---------- Raw data ----------

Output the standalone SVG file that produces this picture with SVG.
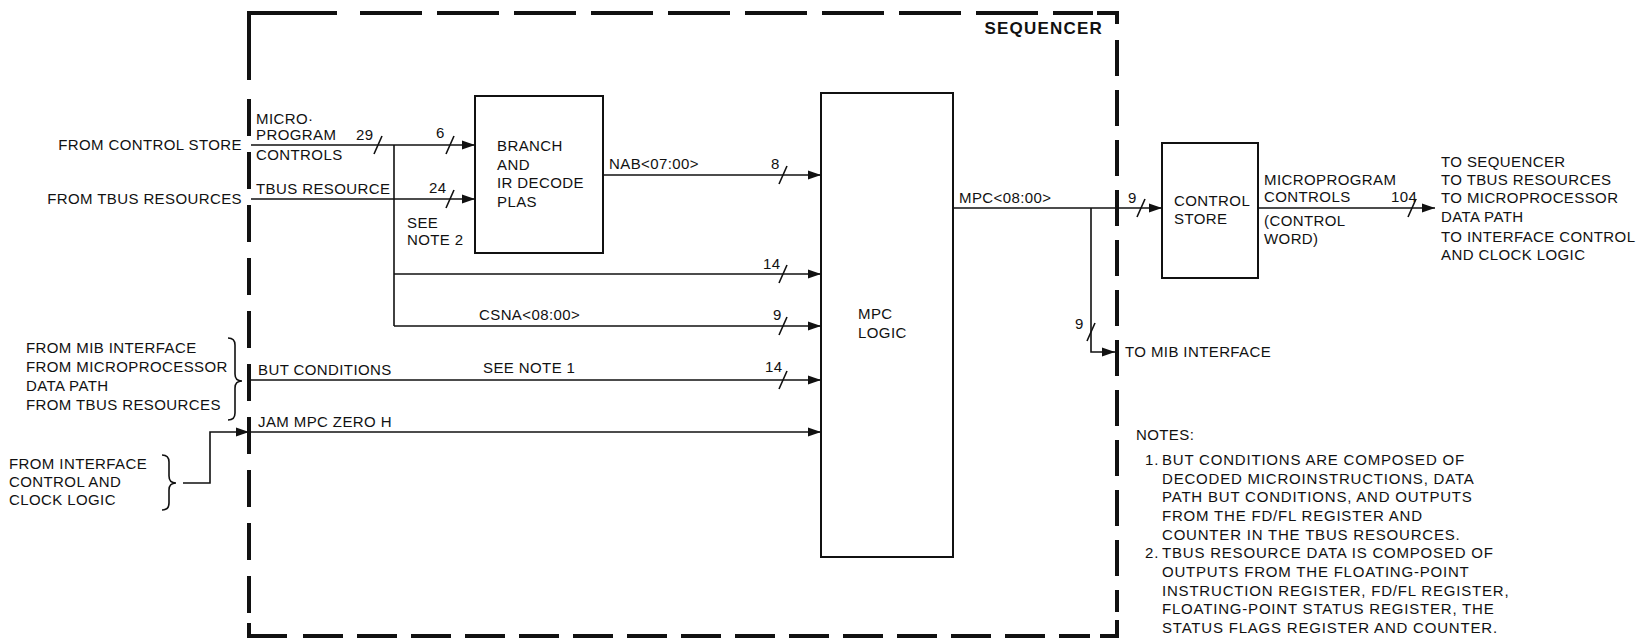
<svg xmlns="http://www.w3.org/2000/svg" width="1650" height="642" viewBox="0 0 1650 642">
<style>
text{font-family:"Liberation Sans",Arial,sans-serif;font-size:15px;letter-spacing:0.4px;fill:#111}
.b{font-weight:bold;font-size:17px;letter-spacing:1.2px}
.n{letter-spacing:0.8px}
.box{fill:#fff;stroke:#111;stroke-width:2}
.w{fill:none;stroke:#111;stroke-width:1.6}
.sl{fill:none;stroke:#111;stroke-width:1.6}
.bd{fill:none;stroke:#111;stroke-width:4}
.br{fill:none;stroke:#111;stroke-width:1.6}
</style>
<defs>
<marker id="ah" markerUnits="userSpaceOnUse" markerWidth="14" markerHeight="10" refX="13" refY="5" orient="auto">
<path d="M0,0.5 L13,5 L0,9.5 Z" fill="#111"/>
</marker>
</defs>
<rect width="1650" height="642" fill="#fff"/>

<g id="sequencer-border">
<path class="bd" d="M249,80 L249,13 L337,13"/>
<line class="bd" x1="360" y1="13" x2="1093" y2="13" stroke-dasharray="62 15"/>
<path class="bd" d="M1097,13 L1117,13 L1117,24"/>
<line class="bd" x1="1117" y1="40" x2="1117" y2="612" stroke-dasharray="36 14"/>
<path class="bd" d="M1117,620 L1117,636 L1100,636"/>
<line class="bd" x1="303" y1="636" x2="1090" y2="636" stroke-dasharray="40 14"/>
<path class="bd" d="M287,636 L249,636 L249,623"/>
<line class="bd" x1="249" y1="99" x2="249" y2="613" stroke-dasharray="37 16"/>
<text class="b" x="1103" y="34" text-anchor="end">SEQUENCER</text>
</g>

<g id="branch-plas">
<rect class="box" x="475" y="96" width="128" height="157"/>
<text x="497" y="151">BRANCH</text>
<text x="497" y="170">AND</text>
<text x="497" y="188">IR DECODE</text>
<text x="497" y="207">PLAS</text>
</g>

<g id="mpc-logic">
<rect class="box" x="821" y="93" width="132" height="464"/>
<text x="858" y="319">MPC</text>
<text x="858" y="338">LOGIC</text>
</g>

<g id="control-store">
<rect class="box" x="1162" y="143" width="96" height="135"/>
<text x="1174" y="206">CONTROL</text>
<text x="1174" y="224">STORE</text>
</g>

<g id="connectors">
<line class="w" x1="251" y1="145" x2="475" y2="145" marker-end="url(#ah)"/>
<line class="w" x1="394" y1="145" x2="394" y2="326"/>
<line class="w" x1="251" y1="199" x2="475" y2="199" marker-end="url(#ah)"/>
<line class="w" x1="603" y1="175" x2="821" y2="175" marker-end="url(#ah)"/>
<line class="w" x1="394" y1="274" x2="821" y2="274" marker-end="url(#ah)"/>
<line class="w" x1="394" y1="326" x2="821" y2="326" marker-end="url(#ah)"/>
<line class="w" x1="251" y1="380" x2="821" y2="380" marker-end="url(#ah)"/>
<line class="w" x1="251" y1="432" x2="821" y2="432" marker-end="url(#ah)"/>
<path class="w" d="M183,483 L210,483 L210,432 L249,432" marker-end="url(#ah)"/>
<line class="w" x1="953" y1="208" x2="1162" y2="208" marker-end="url(#ah)"/>
<path class="w" d="M1091,208 L1091,352 L1115,352" marker-end="url(#ah)"/>
<line class="w" x1="1258" y1="208" x2="1435" y2="208" marker-end="url(#ah)"/>
<path class="sl" d="M374,154 L382,136 M446,154 L454,136 M446,208 L454,190 M779,184 L787,166 M779,283 L787,265 M779,335 L787,317 M779,389 L787,371 M1137,217 L1145,199 M1087,341 L1095,323 M1408,217 L1416,199"/>
<path class="br" d="M228,338 Q235,338 235,345 L235,374 Q235,381 242,381 Q235,381 235,388 L235,413 Q235,420 228,420"/>
<path class="br" d="M162,455 Q169,455 169,462 L169,476 Q169,483 176,483 Q169,483 169,490 L169,503 Q169,510 162,510"/>
</g>

<g id="labels">
<text x="242" y="150" text-anchor="end">FROM CONTROL STORE</text>
<text x="242" y="204" text-anchor="end">FROM TBUS RESOURCES</text>
<text x="256" y="124">MICRO·</text>
<text x="256" y="140">PROGRAM</text>
<text x="256" y="160">CONTROLS</text>
<text x="256" y="194">TBUS RESOURCE</text>
<text x="356" y="140">29</text>
<text x="436" y="138">6</text>
<text x="429" y="193">24</text>
<text x="407" y="228">SEE</text>
<text x="407" y="245">NOTE 2</text>
<text x="609" y="169">NAB&lt;07:00&gt;</text>
<text x="771" y="169">8</text>
<text x="763" y="269">14</text>
<text x="479" y="320">CSNA&lt;08:00&gt;</text>
<text x="773" y="320">9</text>
<text x="258" y="375">BUT CONDITIONS</text>
<text x="483" y="373">SEE NOTE 1</text>
<text x="765" y="372">14</text>
<text x="258" y="427">JAM MPC ZERO H</text>
<text x="26" y="353">FROM MIB INTERFACE</text>
<text x="26" y="372">FROM MICROPROCESSOR</text>
<text x="26" y="391">DATA PATH</text>
<text x="26" y="410">FROM TBUS RESOURCES</text>
<text x="9" y="469">FROM INTERFACE</text>
<text x="9" y="487">CONTROL AND</text>
<text x="9" y="505">CLOCK LOGIC</text>
<text x="959" y="203">MPC&lt;08:00&gt;</text>
<text x="1128" y="203">9</text>
<text x="1075" y="329">9</text>
<text x="1125" y="357">TO MIB INTERFACE</text>
<text x="1264" y="185">MICROPROGRAM</text>
<text x="1264" y="202">CONTROLS</text>
<text x="1264" y="226">(CONTROL</text>
<text x="1264" y="244">WORD)</text>
<text x="1391" y="202">104</text>
<text x="1441" y="167">TO SEQUENCER</text>
<text x="1441" y="185">TO TBUS RESOURCES</text>
<text x="1441" y="203">TO MICROPROCESSOR</text>
<text x="1441" y="222">DATA PATH</text>
<text x="1441" y="242">TO INTERFACE CONTROL</text>
<text x="1441" y="260">AND CLOCK LOGIC</text>
</g>

<g id="notes">
<text x="1136" y="440">NOTES:</text>
<text class="n" x="1145" y="465">1.</text>
<text class="n" x="1162" y="465">BUT CONDITIONS ARE COMPOSED OF</text>
<text class="n" x="1162" y="484">DECODED MICROINSTRUCTIONS, DATA</text>
<text class="n" x="1162" y="502">PATH BUT CONDITIONS, AND OUTPUTS</text>
<text class="n" x="1162" y="521">FROM THE FD/FL REGISTER AND</text>
<text class="n" x="1162" y="540">COUNTER IN THE TBUS RESOURCES.</text>
<text class="n" x="1145" y="558">2.</text>
<text class="n" x="1162" y="558">TBUS RESOURCE DATA IS COMPOSED OF</text>
<text class="n" x="1162" y="577">OUTPUTS FROM THE FLOATING-POINT</text>
<text class="n" x="1162" y="596">INSTRUCTION REGISTER, FD/FL REGISTER,</text>
<text class="n" x="1162" y="614">FLOATING-POINT STATUS REGISTER, THE</text>
<text class="n" x="1162" y="633">STATUS FLAGS REGISTER AND COUNTER.</text>
</g>
</svg>
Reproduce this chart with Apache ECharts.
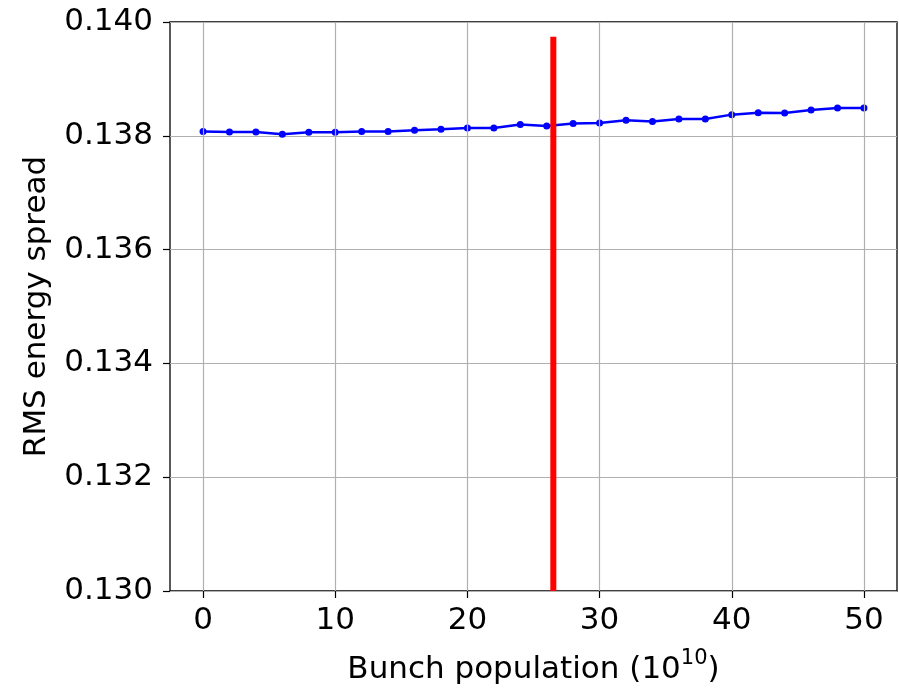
<!DOCTYPE html>
<html>
<head>
<meta charset="utf-8">
<script src="https://cdn.jsdelivr.net/npm/echarts@6/dist/echarts.min.js"></script>
<style>html,body{margin:0;padding:0;background:#fff}#c{width:899px;height:690px}</style>
</head>
<body>
<div id="c"></div>
<script>
const bunchPopulation = [0, 2, 4, 6, 8, 10, 12, 14, 16, 18, 20, 22, 24, 26, 28, 30, 32, 34, 36, 38, 40, 42, 44, 46, 48, 50];
const rmsEnergySpread = [0.138075, 0.138068, 0.138068, 0.138028, 0.138063, 0.138063, 0.138075, 0.138075, 0.138098, 0.138115,
  0.138138, 0.138138, 0.138197, 0.138173, 0.138215, 0.138225, 0.138272, 0.13825, 0.138295, 0.138295,
  0.138372, 0.138407, 0.1384, 0.138452, 0.138487, 0.138487];
const markerX = [26.5, 26.5];
const markerY = [0.130, 0.13974];
const xTicks = [0, 10, 20, 30, 40, 50];
const yTicks = [0.130, 0.132, 0.134, 0.136, 0.138, 0.140];

const font = 'DejaVu Sans';
const gridColor = '#b0b0b0';
const chart = echarts.init(document.getElementById('c'), null, {renderer: 'canvas'});
chart.setOption({
  animation: false,
  backgroundColor: '#fff',
  grid: {left: 170, right: 2, top: 22, bottom: 95, show: true, borderColor: '#000', borderWidth: 1.3, backgroundColor: 'transparent'},
  xAxis: {
    type: 'value', min: -2.5, max: 52.5,
    name: 'Bunch population (10{sup|10})', nameLocation: 'middle', nameGap: 57,
    nameTextStyle: {fontFamily: font, fontSize: 31, color: '#000', rich: {sup: {fontFamily: font, fontSize: 21, color: '#000', padding: [0, 0, 22, 0]}}},
    axisLine: {show: false, onZero: false},
    axisTick: {show: true, length: 7, lineStyle: {color: '#000', width: 1.2}, customValues: xTicks},
    axisLabel: {fontFamily: font, fontSize: 31, color: '#000', margin: 14, customValues: xTicks, formatter: v => String(v)},
    splitLine: {show: false}
  },
  yAxis: {
    type: 'value', min: 0.130, max: 0.140, interval: 0.002,
    name: 'RMS energy spread', nameLocation: 'middle', nameGap: 118, nameRotate: 90,
    nameTextStyle: {fontFamily: font, fontSize: 31, color: '#000'},
    axisLine: {show: false, onZero: false},
    axisTick: {show: true, length: 7, lineStyle: {color: '#000', width: 1.2}},
    axisLabel: {fontFamily: font, fontSize: 31, color: '#000', margin: 17,
      formatter: v => {const t = yTicks.find(y => Math.abs(y - v) < 1e-9); return t !== undefined ? t.toFixed(3) : '';}},
    splitLine: {show: true, lineStyle: {color: gridColor, width: 1.2}}
  },
  series: [
    {
      type: 'line',
      data: bunchPopulation.map((x, i) => [x, rmsEnergySpread[i]]),
      lineStyle: {color: '#0000ff', width: 2.5},
      itemStyle: {color: '#0000ff'},
      symbol: 'circle', symbolSize: 7, showSymbol: true, z: 3,
      markLine: {
        silent: true, symbol: 'none', label: {show: false}, animation: false,
        lineStyle: {color: gridColor, width: 1.2, type: 'solid'},
        data: xTicks.map(x => ({xAxis: x}))
      }
    },
    {
      type: 'line',
      data: markerX.map((x, i) => [x, markerY[i]]),
      lineStyle: {color: '#ff0000', width: 6},
      symbol: 'none', z: 4
    }
  ]
});
</script>
</body>
</html>
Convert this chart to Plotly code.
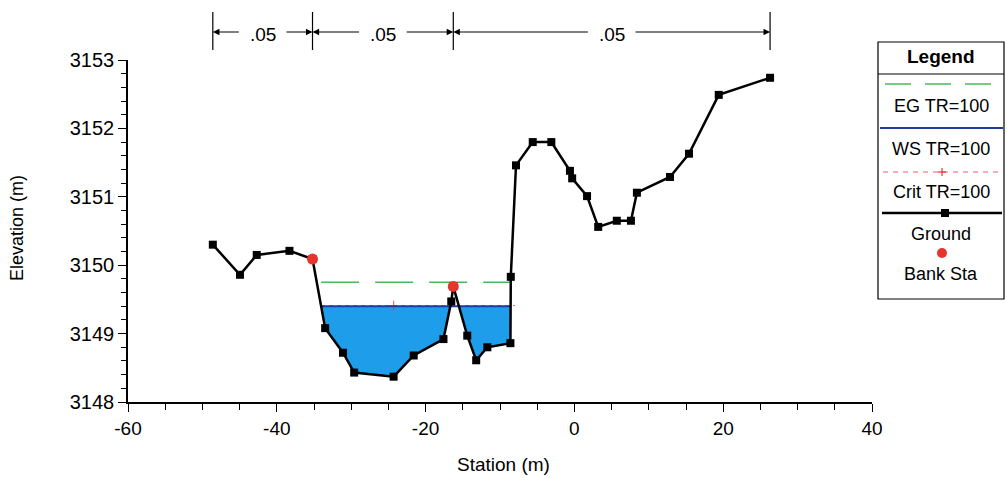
import numpy as np
import plotly.graph_objects as go

# ---------------- data ----------------
ground_x = [-48.6, -44.95, -42.7, -38.3, -35.2, -33.5, -31.1, -29.6, -24.3, -21.6,
            -17.6, -16.55, -16.28, -14.4, -13.2, -11.7, -8.6, -8.55, -7.85, -5.6,
            -3.1, -0.6, -0.3, 1.7, 3.2, 5.7, 7.6, 8.4, 12.85, 15.4, 19.4, 26.3]
ground_y = [3150.30, 3149.86, 3150.15, 3150.21, 3150.09, 3149.08, 3148.72, 3148.43,
            3148.37, 3148.68, 3148.92, 3149.47, 3149.69, 3148.97, 3148.61, 3148.80,
            3148.86, 3149.83, 3151.46, 3151.80, 3151.80, 3151.38, 3151.27, 3151.01,
            3150.56, 3150.65, 3150.65, 3151.06, 3151.29, 3151.63, 3152.49, 3152.74]
bank_sta = [-35.2, -16.28]
ws_elev = 3149.40
eg_elev = 3149.75
crit_elev = 3149.41
mann_n = [".05", ".05", ".05"]
x_ticks = [-60, -40, -20, 0, 20, 40]
y_ticks = [3148, 3149, 3150, 3151, 3152, 3153]

# --------------- layout geometry ---------------
W, H = 1007, 478
L, R, T, B = 128, 872, 60, 402   # plot area pixels


def px(x):
    return (x - L) / (R - L)


def py(y):
    return (B - y) / (B - T)


FONT = "Liberation Sans, Arial, sans-serif"
gx = np.array(ground_x)
gy = np.array(ground_y)

# water polygon (between WS and ground, inside channel)
i0 = ground_x.index(bank_sta[0])
i1 = 17
poly_x, poly_y = [], []
for i in range(i0, i1):
    xa, ya, xb, yb = gx[i], gy[i], gx[i + 1], gy[i + 1]
    if ya <= ws_elev:
        poly_x.append(xa); poly_y.append(ya)
    if (ya - ws_elev) * (yb - ws_elev) < 0:
        t = (ws_elev - ya) / (yb - ya)
        poly_x.append(xa + t * (xb - xa)); poly_y.append(ws_elev)
if gy[i1] <= ws_elev:
    poly_x.append(gx[i1]); poly_y.append(gy[i1])
xl, xr = poly_x[0], poly_x[-1]
poly_x = poly_x + [xr, xl]
poly_y = poly_y + [ws_elev, ws_elev]

fig = go.Figure()
fig.add_trace(go.Scatter(x=poly_x, y=poly_y, fill="toself", fillcolor="#1E9DEA",
                         mode="none", hoverinfo="skip", showlegend=False))
fig.add_trace(go.Scatter(x=[xl, xr], y=[eg_elev, eg_elev], mode="lines",
                         line=dict(color="#4DB85A", width=1.5, dash="38px,16px"),
                         showlegend=False))
cx = float(gx[np.argmin(gy)])
fig.add_trace(go.Scatter(x=[xl, cx, xr + 0.6], y=[crit_elev] * 3, mode="lines+markers",
                         line=dict(color="#F05A6A", width=1, dash="4px,4px"),
                         marker=dict(symbol="cross-thin", size=[0, 7, 0],
                                     line=dict(color="#E8303A", width=1.2)),
                         showlegend=False))
fig.add_trace(go.Scatter(x=[xl, xr], y=[ws_elev, ws_elev], mode="lines",
                         line=dict(color="#1F3C9E", width=2), showlegend=False))
fig.add_trace(go.Scatter(x=ground_x, y=ground_y, mode="lines+markers",
                         line=dict(color="black", width=2.5),
                         marker=dict(symbol="square", size=8, color="black"),
                         showlegend=False))
bank_y = [float(np.interp(b, gx, gy)) for b in bank_sta]
fig.add_trace(go.Scatter(x=bank_sta, y=bank_y, mode="markers",
                         marker=dict(symbol="circle", size=11, color="#E8342C"),
                         showlegend=False))

shapes = []
annotations = []

# Manning's n bar on top
n_sta = [ground_x[0], bank_sta[0], bank_sta[1], ground_x[-1]]
for s in n_sta:
    shapes.append(dict(type="line", xref="x", yref="paper", x0=s, x1=s,
                       y0=py(50), y1=py(12), line=dict(color="black", width=1.2)))
gap = 3.0
yarr = py(32)
for k in range(3):
    a, b = n_sta[k], n_sta[k + 1]
    m = (a + b) / 2
    annotations.append(dict(x=m, y=py(34), xref="x", yref="paper", text=mann_n[k],
                            xanchor="center", yanchor="middle",
                            showarrow=False, font=dict(size=19, family=FONT, color="black")))
    for head, tail in ((a, m - gap), (b, m + gap)):
        annotations.append(dict(x=head, y=yarr, xref="x", yref="paper", text="",
                                showarrow=True, ax=tail, axref="x", ay=0, ayref="pixel",
                                arrowhead=2, arrowsize=1.1, arrowwidth=1.2,
                                arrowcolor="black", standoff=0, startstandoff=0))

# axis titles
annotations.append(dict(x=px(503), y=py(464), xref="paper", yref="paper",
                        text="Station (m)", showarrow=False,
                        xanchor="center", yanchor="middle",
                        font=dict(size=19, family=FONT, color="black")))
annotations.append(dict(x=px(17), y=py(228), xref="paper", yref="paper",
                        text="Elevation (m)", showarrow=False, textangle=-90,
                        xanchor="center", yanchor="middle",
                        font=dict(size=18, family=FONT, color="black")))

# custom legend box
lx0, lx1, ly0, ly1 = 878, 1004, 42, 299
shapes.append(dict(type="rect", xref="paper", yref="paper", x0=px(lx0), x1=px(lx1),
                   y0=py(ly1), y1=py(ly0), line=dict(color="black", width=1.2),
                   fillcolor="white", layer="above"))
shapes.append(dict(type="line", xref="paper", yref="paper", x0=px(lx0), x1=px(lx1),
                   y0=py(74), y1=py(74), line=dict(color="black", width=1.2)))
cxl = (lx0 + lx1) / 2
annotations.append(dict(x=px(cxl), y=py(57), xref="paper", yref="paper",
                        text="<b>Legend</b>", showarrow=False,
                        xanchor="center", yanchor="middle",
                        font=dict(size=19, family=FONT, color="black")))
# EG sample
shapes.append(dict(type="line", xref="paper", yref="paper", x0=px(885), x1=px(1002),
                   y0=py(84), y1=py(84), line=dict(color="#4DB85A", width=1.5, dash="26px,14px")))
# WS sample
shapes.append(dict(type="line", xref="paper", yref="paper", x0=px(880), x1=px(1003),
                   y0=py(128), y1=py(128), line=dict(color="#1F3C9E", width=2)))
# Crit sample
shapes.append(dict(type="line", xref="paper", yref="paper", x0=px(883), x1=px(1002),
                   y0=py(172), y1=py(172), line=dict(color="#F05A6A", width=1, dash="5px,5px")))
shapes.append(dict(type="line", xref="paper", yref="paper", x0=px(942), x1=px(942),
                   y0=py(176), y1=py(168), line=dict(color="#E8303A", width=1.2)))
shapes.append(dict(type="line", xref="paper", yref="paper", x0=px(938), x1=px(946),
                   y0=py(172), y1=py(172), line=dict(color="#E8303A", width=1.2)))
# Ground sample
shapes.append(dict(type="line", xref="paper", yref="paper", x0=px(882), x1=px(1002),
                   y0=py(213), y1=py(213), line=dict(color="black", width=2.5)))
shapes.append(dict(type="rect", xref="paper", yref="paper", x0=px(941), x1=px(949),
                   y0=py(217), y1=py(209), line=dict(color="black", width=0), fillcolor="black"))
# Bank sample
shapes.append(dict(type="circle", xref="paper", yref="paper", x0=px(937), x1=px(947),
                   y0=py(258), y1=py(248), line=dict(color="#E8342C", width=0), fillcolor="#E8342C"))
for txt, yy in (("EG TR=100", 106), ("WS TR=100", 149), ("Crit TR=100", 192),
                ("Ground", 234), ("Bank Sta", 274)):
    annotations.append(dict(x=px(cxl), y=py(yy), xref="paper", yref="paper", text=txt,
                            xanchor="center", yanchor="middle",
                            showarrow=False, font=dict(size=18, family=FONT, color="black")))

fig.update_layout(
    width=W, height=H,
    margin=dict(l=L, r=W - R, t=T, b=H - B, pad=0),
    paper_bgcolor="white", plot_bgcolor="white",
    font=dict(family=FONT, size=19, color="black"),
    shapes=shapes, annotations=annotations,
    showlegend=False,
)
fig.update_xaxes(range=[-60, 40], tickvals=x_ticks, ticktext=[str(v) for v in x_ticks],
                 ticks="outside", ticklen=8,
                 tickwidth=1.2, tickcolor="black", showline=True, linecolor="black",
                 linewidth=1.5, showgrid=False, zeroline=False,
                 minor=dict(dtick=5, ticks="outside", ticklen=6, tickwidth=1, tickcolor="black"),
                 tickfont=dict(size=19, family=FONT))
fig.update_yaxes(range=[3148, 3153], tickvals=y_ticks, ticktext=[str(v) for v in y_ticks],
                 ticks="outside", ticklen=8,
                 tickwidth=1.2, tickcolor="black", showline=True, linecolor="black",
                 linewidth=1.5, showgrid=False, zeroline=False,
                 minor=dict(dtick=0.2, ticks="outside", ticklen=5, tickwidth=1, tickcolor="black"),
                 tickfont=dict(size=20, family=FONT))

fig.write_html("out.html", config={"displayModeBar": False},
               post_script="document.body.style.margin='0';")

----------

Written problem – Output exactly the lines above, from the line with "Reproduce this chart with Apache ECharts." to the line with "const yTicks = [0.130, 0.132, 0.134, 0.136, 0.138, 0.140];", both included; skip the pictures.

The completed task –
Reproduce this chart with Apache ECharts.
<!DOCTYPE html>
<html>
<head>
<meta charset="utf-8">
<script src="https://cdn.jsdelivr.net/npm/echarts@6/dist/echarts.min.js"></script>
<style>html,body{margin:0;padding:0;background:#fff}#c{width:899px;height:690px}</style>
</head>
<body>
<div id="c"></div>
<script>
const bunchPopulation = [0, 2, 4, 6, 8, 10, 12, 14, 16, 18, 20, 22, 24, 26, 28, 30, 32, 34, 36, 38, 40, 42, 44, 46, 48, 50];
const rmsEnergySpread = [0.138075, 0.138068, 0.138068, 0.138028, 0.138063, 0.138063, 0.138075, 0.138075, 0.138098, 0.138115,
  0.138138, 0.138138, 0.138197, 0.138173, 0.138215, 0.138225, 0.138272, 0.13825, 0.138295, 0.138295,
  0.138372, 0.138407, 0.1384, 0.138452, 0.138487, 0.138487];
const markerX = [26.5, 26.5];
const markerY = [0.130, 0.13974];
const xTicks = [0, 10, 20, 30, 40, 50];
const yTicks = [0.130, 0.132, 0.134, 0.136, 0.138, 0.140];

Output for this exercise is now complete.